As I reflected on that response over the next several days, a question also lingered in my mind: What kept Paul going? To the Corinthian church, he related some of his experiences: “We are pressed on every side by troubles, but not crushed and broken. We are perplexed because we don’t know why things happen as they do, but we don’t give up and quit. We are hunted down, but God never abandons us. We get knocked down, but we get up again and keep going. These bodies of ours are constantly facing death just as Jesus did; so it is clear to all that it is only the living Christ within who keeps us safe” (2 Corinthians 8-10, TLB). Pressed down, perplexed, hunted down, knocked down, constantly facing death was enough to make one quit, yet with each experience there was a “but” – a determined response. We also see his perspective in verses 11-12: “Yes, we live under constant danger to our lives because we serve the Lord, but this gives us constant opportunities to show forth the power of Jesus Christ within our dying bodies. Because of our preaching we face death, but it has resulted in eternal life for you.” Two more “buts.” From this perspective, the benefits of serving and living for Christ far surpassed any negative experiences he would encounter in this life.
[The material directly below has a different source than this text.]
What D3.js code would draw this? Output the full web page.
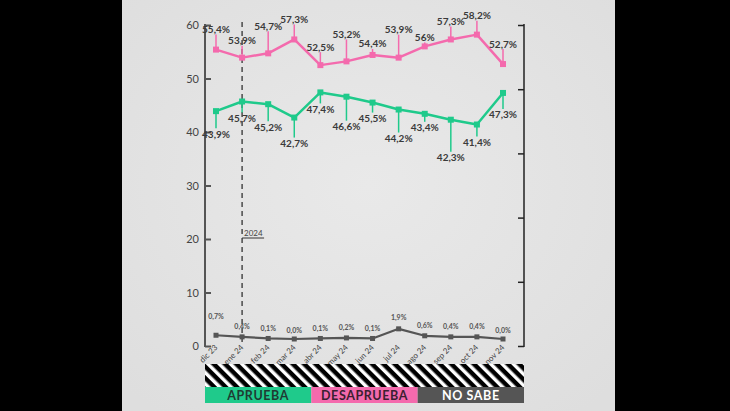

He continued, “We boldly say what we believe, trusting God to care for us, just as the psalm writer did when he said, ‘I believe and therefore I speak.’ We know that the same God who brought the Lord Jesus back from death will also bring us back to life again with Jesus and present us to Him along with you. These sufferings of ours are for your benefit. And the more of you who are won to Christ, the more there are to thank Him for His great kindness, and the more the Lord is glorified. That is why we never give up. Though our bodies are dying, our inner strength in the Lord is growing every day. These troubles and sufferings of ours are, after all, quite small and won’t last very long. Yet this short time of distress will result in God’s richest blessing upon us forever and ever! So, we do not look at what we can see right now, the troubles all around us, but we look forward to the joys in heaven which we have not yet seen. The troubles will soon be over, but the joys to come will last forever” (vv. 13-18, italics added).
What a terrific perspective! Woven through this chapter is the fact that Paul not only did not deny the negative experiences, he also did not focus on them. From the opening verse of the chapter – “It is God Himself, in His mercy, who has given us this wonderful work of telling His Good News to others, and so we never give up” – to the last, every experience, positive and negative, was considered in relation or in proportion to something else. As he would tell believers in Rome, “What we suffer now is nothing compared to the glory He will give us later” (Romans 8:18). For him, it was a matter of where, on what, and on whom we choose to focus. “Forgetting what is behind and straining toward what is ahead, I press on toward the goal to win the prize for which God has called me heavenward in Christ Jesus.” We would do well to follow that example. I am encouraged; I hope you are too.